TLDR; — A study heated the ten most common cooking oils and found that Extra Virgin Olive Oil (EVOO) contained the fewest toxic compounds at the end, even though it has one of the lowest smoke points.

The Prevailing Theory of Cooking Oils

For years, my oil selections in the kitchen have followed the standard guidelines passed around in health-focused circles. These consist of:

  1. Use extra virgin olive oil (EVOO) or butter for dressings or low-heat applications.
  2. Use regular/refined olive oil for medium heat.
  3. Use coconut oil, avocado oil, or ghee for high heat.

The core principle behind these guidelines was to constantly balance the applied heat with the oil's smoke point. Once oil hits its smoke point, it starts oxidizing, breaking down, and releasing toxic compounds and free radicals into your food.

The theory was that EVOO, being largely unfiltered, contained a more significant number of compounds that the high heat would damage, and thus, its health value would drop off rapidly when used for cooking.

Conversely, it was assumed that heavily processed oils such as canola oil, grapeseed oil, and sunflower oil, while being bad for you for many other reasons, at least were better at high temperatures due to their high smoke points (the better option for this category being avocado oil). Most of the top articles about healthy oils for cooking still list canola as one of the top choices.

A 2018 study from Down Under has turned this entire theory on its head.¹

Study Design

Rather than just measuring the smoke point of an oil and assuming that this correlated with toxic compounds released, researchers measured the toxic compounds themselves. The results were surprising. — Click To Tweet

Two tests were performed:

  1. Oils were heated gradually (over 20 minutes) from 25 to 240°C / 77–464°F (higher than domestic cooking temperatures) and sampled every 30˚.
  2. Oils were heated at 180°C / 356°F for 6 hours (longer than most slow cooking methods), collecting samples at 30, 60, 180, and 360 minutes.

All heated samples were cooled at room temperature (25 ± 1°C, 77 ± 1ºF) and stored until chemical analysis.

For reference, deep frying is generally carried out between 170–180°C and shallow pan frying tends to be uncontrolled with temperatures between 180–230°C, whereas eggs will cook at ~70˚C/160˚F.

Ten Oils were tested, listed here along with their starting smoke points (in ˚C):

  1. Extra virgin olive oil (EVOO) — 206.7 +/-2.5
  2. Virgin olive oil (VOO) — 175.3 +/- 0.6
  3. Olive oil (OO) — 208.3 +/- 1.5
  4. Canola oil (CO) — 255.7 +/- 0.6
  5. Rice bran oil (RO) — 237.0 +/- 1.7
  6. Grapeseed oil (GO) — 268.0 +/- 1
  7. Coconut oil (CoO) — 255.7 +/- 0.6
  8. High oleic peanut oil (PO) — 226.3 +/- 2.1
  9. Sunflower oil (SO) — 254.7 +/- 1.5
  10. Avocado oil (AO) — 196.7 +/- 0.6

NOTE: These smoke point values vary considerably from some more commonly reported numbers.

What They Found

In each sample, they measured the degree of oxidation, the current oxidative stability, the smoke point, the fatty acid profile (including trans fats), and other toxic byproducts called polar compounds.

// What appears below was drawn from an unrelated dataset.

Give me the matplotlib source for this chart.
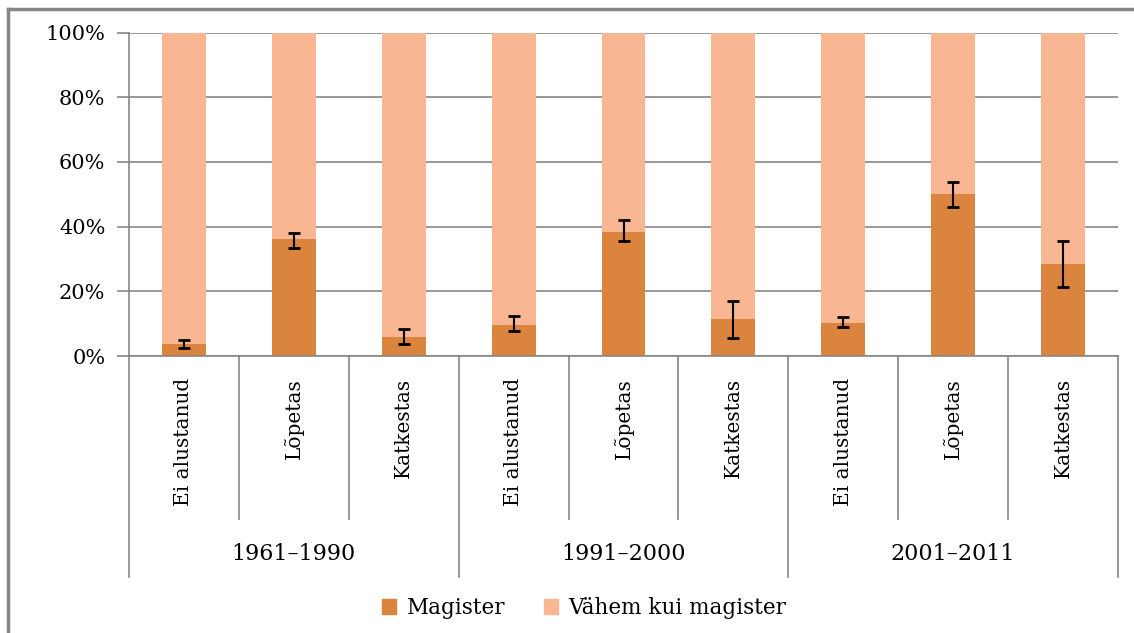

Many of these polar compounds have been associated with various forms of cancer and neurodegenerative diseases such as Alzheimer's and Parkinson's Disease.⁴

At this point, trans fats shouldn't need much explanation. They are bad. They increase your risk of developing diabetes, heart disease, cancer, etc. The studies showing this are too numerous to count. While this portion of the study was not particularly surprising, it enforces that olive, coconut, and avocado oils are a step above the seed oils.

Next up, we get some more surprising results. (Apologies for the low-quality images. I couldn't procure the raw data, and converting this type of graph is almost impossible.)

Unsurprisingly, coconut oil remained at the bottom of the charts due to its extremely high saturated fat content (~90%).

Why are saturated fats stable at high temperatures?For an oil to be oxidized, chemical bonds must be broken. This process requires energy-the precise amount of which is determined by the specific combination of fatty acids that the oil is made up of. The bonds in saturated fats typically require more energy to break than those in polyunsaturated fats, with monounsaturated falling in between. The higher the temperature, the more energy is present for the breaking of these bonds and subsequent formation of free radicals.³

What was more surprising from these results is how EVOO, full of monounsaturated fats, stayed neck-in-neck with the coconut oil. And yet, upon further reflection, this does indeed make sense. The activation energy of lipid oxidation is higher in the presence of antioxidants. This means that for oils rich in antioxidants, more energy is required to break the bonds, and thus, the rate at which toxic byproducts are formed is lower. This also explains why virgin and refined olive oil underperformed the EVOO across the board: increased processing and filtration means fewer antioxidants.